Jackie Chan, born on 7 April 1954, is a Hong Kong-born Chinese stuntman, actor, and director whose perilous acrobatic
stunts and engaging physical humour made him an action-film star in Asia and
helped to bring kung fu movies into the mainstream of American cinema.
Chan was born to impoverished parents in Hong
Kong. The family moved to Canberra, Australia, when Chan was six, but the
following year his parents sent him back to Hong Kong to attend a strict
boarding school that trained students for jingxi. From age 7 to 17 he
studied acrobatics, singing, martial arts, and mime—skills that launched him
into a position with a professional tumbling troupe and landed him bit roles as
a child actor and, later, as a stuntman. The independent film producer Lo Wei,
hoping to find a successor to the late Bruce Lee, cast him in a series of
lacklustre kung fu movies in 1976–78. Rather than ape Lee’s gritty persona, in
1978 Chan utilized his own form of bumbling physical comedy in his first
successful films, She xing diao
shou (Snake in the
Eagle’s Shadow) and Zui quan (Drunken Master). He then wrote and directed as well as
starred in Xiao quan guai zhao (1979; The Fearless Hyena).
Chan
retained complete creative control for Shi di chu ma (1980; The Young
Master), his debut with the production company Golden
Harvest, which he subsequently helped transform into Hong Kong’s largest movie
conglomerate. In the early 1980s, at the time when he was making an
unsuccessful foray into English-language cinema, he moved beyond traditional martial
arts period movies to modern action-adventure films, such as ‘A’

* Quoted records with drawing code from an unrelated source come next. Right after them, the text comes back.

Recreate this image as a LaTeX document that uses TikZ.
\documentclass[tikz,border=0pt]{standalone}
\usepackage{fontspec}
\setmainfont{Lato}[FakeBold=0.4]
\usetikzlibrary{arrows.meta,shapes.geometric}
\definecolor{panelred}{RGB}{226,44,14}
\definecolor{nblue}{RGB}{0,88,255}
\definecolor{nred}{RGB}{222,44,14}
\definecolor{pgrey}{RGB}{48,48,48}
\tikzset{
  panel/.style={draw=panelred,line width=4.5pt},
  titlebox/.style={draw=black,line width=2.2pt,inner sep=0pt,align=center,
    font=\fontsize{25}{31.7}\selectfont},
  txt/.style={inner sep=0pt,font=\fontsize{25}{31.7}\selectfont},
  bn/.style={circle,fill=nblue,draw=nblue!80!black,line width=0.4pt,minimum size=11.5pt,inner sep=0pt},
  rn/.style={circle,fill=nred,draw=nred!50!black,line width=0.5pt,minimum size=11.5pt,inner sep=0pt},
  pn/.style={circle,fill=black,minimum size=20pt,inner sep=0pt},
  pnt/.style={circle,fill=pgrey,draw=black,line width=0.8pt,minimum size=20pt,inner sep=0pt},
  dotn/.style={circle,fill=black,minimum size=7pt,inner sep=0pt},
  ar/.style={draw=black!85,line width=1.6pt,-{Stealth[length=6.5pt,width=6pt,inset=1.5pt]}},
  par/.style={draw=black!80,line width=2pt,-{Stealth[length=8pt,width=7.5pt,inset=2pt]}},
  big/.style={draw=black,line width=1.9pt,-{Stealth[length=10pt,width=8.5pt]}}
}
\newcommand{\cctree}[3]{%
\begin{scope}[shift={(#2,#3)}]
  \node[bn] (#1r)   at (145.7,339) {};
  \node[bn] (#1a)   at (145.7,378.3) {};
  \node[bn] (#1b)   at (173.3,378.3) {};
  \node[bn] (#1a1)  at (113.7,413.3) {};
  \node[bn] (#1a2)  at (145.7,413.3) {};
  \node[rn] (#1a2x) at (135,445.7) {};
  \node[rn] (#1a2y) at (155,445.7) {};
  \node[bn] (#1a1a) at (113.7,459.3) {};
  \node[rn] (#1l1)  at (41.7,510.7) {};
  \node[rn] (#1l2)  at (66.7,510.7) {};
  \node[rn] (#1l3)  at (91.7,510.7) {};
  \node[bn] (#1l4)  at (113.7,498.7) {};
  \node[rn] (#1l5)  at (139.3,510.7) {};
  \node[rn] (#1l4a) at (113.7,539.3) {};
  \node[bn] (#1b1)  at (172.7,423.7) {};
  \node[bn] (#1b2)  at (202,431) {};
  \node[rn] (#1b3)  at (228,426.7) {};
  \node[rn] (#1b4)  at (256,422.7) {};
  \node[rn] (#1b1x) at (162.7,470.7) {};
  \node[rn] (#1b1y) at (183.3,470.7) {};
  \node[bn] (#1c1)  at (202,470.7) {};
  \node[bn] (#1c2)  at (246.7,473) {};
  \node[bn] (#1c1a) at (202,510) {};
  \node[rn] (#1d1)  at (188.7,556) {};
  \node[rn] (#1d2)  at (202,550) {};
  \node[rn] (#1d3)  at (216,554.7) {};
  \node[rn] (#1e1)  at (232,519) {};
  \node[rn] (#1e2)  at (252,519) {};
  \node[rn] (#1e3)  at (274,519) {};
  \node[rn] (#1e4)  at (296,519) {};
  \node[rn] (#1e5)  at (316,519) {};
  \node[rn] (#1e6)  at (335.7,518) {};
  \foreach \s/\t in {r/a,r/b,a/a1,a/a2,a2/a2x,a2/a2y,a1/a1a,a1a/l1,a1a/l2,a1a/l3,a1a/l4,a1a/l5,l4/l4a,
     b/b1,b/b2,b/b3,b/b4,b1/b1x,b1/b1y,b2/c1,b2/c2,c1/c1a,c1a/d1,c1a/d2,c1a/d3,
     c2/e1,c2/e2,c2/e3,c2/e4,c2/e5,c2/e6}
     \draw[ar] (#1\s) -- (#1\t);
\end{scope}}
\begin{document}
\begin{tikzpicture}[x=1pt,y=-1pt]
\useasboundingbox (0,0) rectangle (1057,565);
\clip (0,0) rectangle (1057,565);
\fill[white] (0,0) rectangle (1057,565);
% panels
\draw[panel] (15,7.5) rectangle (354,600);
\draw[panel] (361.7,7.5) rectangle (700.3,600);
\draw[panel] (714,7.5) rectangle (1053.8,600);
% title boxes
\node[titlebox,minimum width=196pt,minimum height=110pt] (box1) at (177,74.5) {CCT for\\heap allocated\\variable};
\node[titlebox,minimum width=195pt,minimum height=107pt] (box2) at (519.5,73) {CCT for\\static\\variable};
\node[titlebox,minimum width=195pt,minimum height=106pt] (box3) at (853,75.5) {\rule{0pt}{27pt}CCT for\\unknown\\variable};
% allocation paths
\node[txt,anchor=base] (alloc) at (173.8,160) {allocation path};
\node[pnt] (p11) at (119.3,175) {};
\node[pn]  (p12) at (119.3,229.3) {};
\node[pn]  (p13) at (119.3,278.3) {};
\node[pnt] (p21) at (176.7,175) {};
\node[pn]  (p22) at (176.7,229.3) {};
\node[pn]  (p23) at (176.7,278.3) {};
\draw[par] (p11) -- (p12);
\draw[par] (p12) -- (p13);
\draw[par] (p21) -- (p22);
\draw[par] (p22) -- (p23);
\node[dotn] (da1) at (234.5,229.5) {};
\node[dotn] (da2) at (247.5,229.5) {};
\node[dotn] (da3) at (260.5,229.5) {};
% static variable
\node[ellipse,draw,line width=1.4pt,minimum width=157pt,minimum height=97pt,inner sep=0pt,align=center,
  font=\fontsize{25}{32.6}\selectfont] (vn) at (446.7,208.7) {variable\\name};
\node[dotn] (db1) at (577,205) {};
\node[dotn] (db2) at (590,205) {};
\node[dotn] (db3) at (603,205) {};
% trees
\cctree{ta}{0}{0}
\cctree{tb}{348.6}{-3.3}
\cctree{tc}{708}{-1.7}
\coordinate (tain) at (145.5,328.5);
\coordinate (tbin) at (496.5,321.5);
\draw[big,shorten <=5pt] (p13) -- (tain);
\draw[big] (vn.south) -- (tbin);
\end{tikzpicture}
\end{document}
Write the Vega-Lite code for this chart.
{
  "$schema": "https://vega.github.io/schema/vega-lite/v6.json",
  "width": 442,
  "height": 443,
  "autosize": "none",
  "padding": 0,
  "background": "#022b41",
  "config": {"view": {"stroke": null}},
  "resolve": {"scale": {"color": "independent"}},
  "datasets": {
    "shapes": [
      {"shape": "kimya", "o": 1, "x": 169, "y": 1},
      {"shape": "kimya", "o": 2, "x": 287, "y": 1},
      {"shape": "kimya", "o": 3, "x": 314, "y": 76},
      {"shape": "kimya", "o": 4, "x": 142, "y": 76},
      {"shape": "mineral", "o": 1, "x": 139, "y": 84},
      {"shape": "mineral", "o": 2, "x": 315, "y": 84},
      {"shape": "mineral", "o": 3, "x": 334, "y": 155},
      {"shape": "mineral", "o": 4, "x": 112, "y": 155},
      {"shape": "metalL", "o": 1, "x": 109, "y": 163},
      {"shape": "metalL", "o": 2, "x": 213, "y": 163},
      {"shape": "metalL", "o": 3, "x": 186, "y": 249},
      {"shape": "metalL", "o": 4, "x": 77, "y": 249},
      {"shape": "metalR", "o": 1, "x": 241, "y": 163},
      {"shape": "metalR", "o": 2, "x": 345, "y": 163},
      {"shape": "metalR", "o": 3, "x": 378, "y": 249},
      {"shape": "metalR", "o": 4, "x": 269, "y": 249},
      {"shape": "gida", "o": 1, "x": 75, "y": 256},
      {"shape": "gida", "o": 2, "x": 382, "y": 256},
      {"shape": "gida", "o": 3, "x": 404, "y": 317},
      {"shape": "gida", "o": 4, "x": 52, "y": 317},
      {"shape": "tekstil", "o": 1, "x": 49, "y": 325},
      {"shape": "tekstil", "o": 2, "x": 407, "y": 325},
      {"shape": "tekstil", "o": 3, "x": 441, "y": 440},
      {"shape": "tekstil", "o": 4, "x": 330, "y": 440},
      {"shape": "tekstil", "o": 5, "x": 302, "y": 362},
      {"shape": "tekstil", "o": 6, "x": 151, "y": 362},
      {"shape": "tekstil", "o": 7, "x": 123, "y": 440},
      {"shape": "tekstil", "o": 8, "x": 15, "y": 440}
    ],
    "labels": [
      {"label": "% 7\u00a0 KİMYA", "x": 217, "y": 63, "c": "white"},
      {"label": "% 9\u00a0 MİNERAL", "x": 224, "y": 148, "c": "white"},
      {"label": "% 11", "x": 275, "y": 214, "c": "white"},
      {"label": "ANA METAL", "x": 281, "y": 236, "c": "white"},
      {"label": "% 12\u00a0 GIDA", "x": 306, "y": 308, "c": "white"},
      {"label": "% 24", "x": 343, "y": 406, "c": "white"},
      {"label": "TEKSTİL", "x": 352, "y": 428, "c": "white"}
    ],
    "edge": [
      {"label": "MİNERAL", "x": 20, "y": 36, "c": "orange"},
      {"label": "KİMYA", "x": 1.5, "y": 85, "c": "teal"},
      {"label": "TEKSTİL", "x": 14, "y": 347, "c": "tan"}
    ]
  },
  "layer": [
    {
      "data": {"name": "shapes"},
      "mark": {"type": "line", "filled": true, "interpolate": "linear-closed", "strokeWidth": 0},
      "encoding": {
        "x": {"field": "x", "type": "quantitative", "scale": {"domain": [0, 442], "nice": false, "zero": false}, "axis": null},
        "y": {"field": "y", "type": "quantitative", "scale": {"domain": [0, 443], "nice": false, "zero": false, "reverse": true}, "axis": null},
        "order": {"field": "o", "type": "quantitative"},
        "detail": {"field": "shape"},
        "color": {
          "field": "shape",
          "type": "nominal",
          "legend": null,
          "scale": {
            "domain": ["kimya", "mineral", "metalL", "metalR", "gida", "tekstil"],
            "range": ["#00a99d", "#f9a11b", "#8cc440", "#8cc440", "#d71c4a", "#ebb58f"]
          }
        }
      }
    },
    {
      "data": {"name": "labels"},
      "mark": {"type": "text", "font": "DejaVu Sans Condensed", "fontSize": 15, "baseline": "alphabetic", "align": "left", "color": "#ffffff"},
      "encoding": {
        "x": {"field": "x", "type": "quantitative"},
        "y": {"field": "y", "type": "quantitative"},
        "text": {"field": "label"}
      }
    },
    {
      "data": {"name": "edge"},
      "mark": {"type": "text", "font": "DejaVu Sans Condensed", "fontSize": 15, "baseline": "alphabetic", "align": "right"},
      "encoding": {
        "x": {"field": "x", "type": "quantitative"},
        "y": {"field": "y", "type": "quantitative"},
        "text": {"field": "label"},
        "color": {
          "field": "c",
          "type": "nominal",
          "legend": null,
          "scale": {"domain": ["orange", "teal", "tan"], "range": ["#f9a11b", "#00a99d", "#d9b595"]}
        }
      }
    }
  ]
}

jihua (1983; Project A) and Jing cha gu
shi (1985: Police Story), along with their sequels. The films showcased his
directorial talent for fight and stunt choreography. His own stunts were often
extraordinarily dangerous; he nearly perished from a fall in Lung
hing foo dai (1986; Armour of God) that fractured his skull and impaired his hearing.
In the
1990s Chan finally broke through into the American market. He received the
Lifetime Achievement Award from the cable network MTV in 1995, and
the following year his blockbuster Hung fan kui (1995; Rumble in the
Bronx) was released in the United States, along with
some of his other classic Hong Kong titles. Chan starred alongside American
comedian Chris Tucker in Rush Hour (1998), which enjoyed a great deal of success and
launched two sequels (2001 and 2007).
Chan
continued to work both within the Hollywood system (though he disliked the
limitations it placed on actors) and in Hong Kong cinema. In the United States
he appeared in such films as Shanghai Noon (2000), The Tuxedo (2002), The Forbidden Kingdom (2008), and The Spy Next Door
(2010). Chan starred in a remake of the 1984 action-drama The Karate Kid (2010) and later in the revenge thriller The Foreigner (2017).
He did voice work in the computer-animated film Kung Fu Panda (2008)
and its sequels (2011) and (2016); The Nut Job 2: Nutty by Nature (2017);
and The
LEGO Ninjago Movie (2017). His Chinese-language movies included Xin
jing cha gu shi (2004; New Police
Story); Bo bui gai wak (2006; Baby); Xinhai geming (2011; 1911), a historical drama in which he starred as Chinese
revolutionary Huang Xing; Shen tan Pu
Songling (2019; The Knight of
Shadows: Between Yin and Yang); and Vanguard (2020). In 2016 Chan became the first Chinese actor to
receive an honorary Academy Award, which recognized his
“distinctive international career.”
In
addition to acting, Chan pursued a career in the Hong Kong music industry, releasing a
number of original albums beginning in 1984. He founded the Jackie Chan
Charitable Organization in 1998, which, among other projects, offers
scholarships to Hong Kong youths, and he worked as a goodwill ambassador for UNICEF.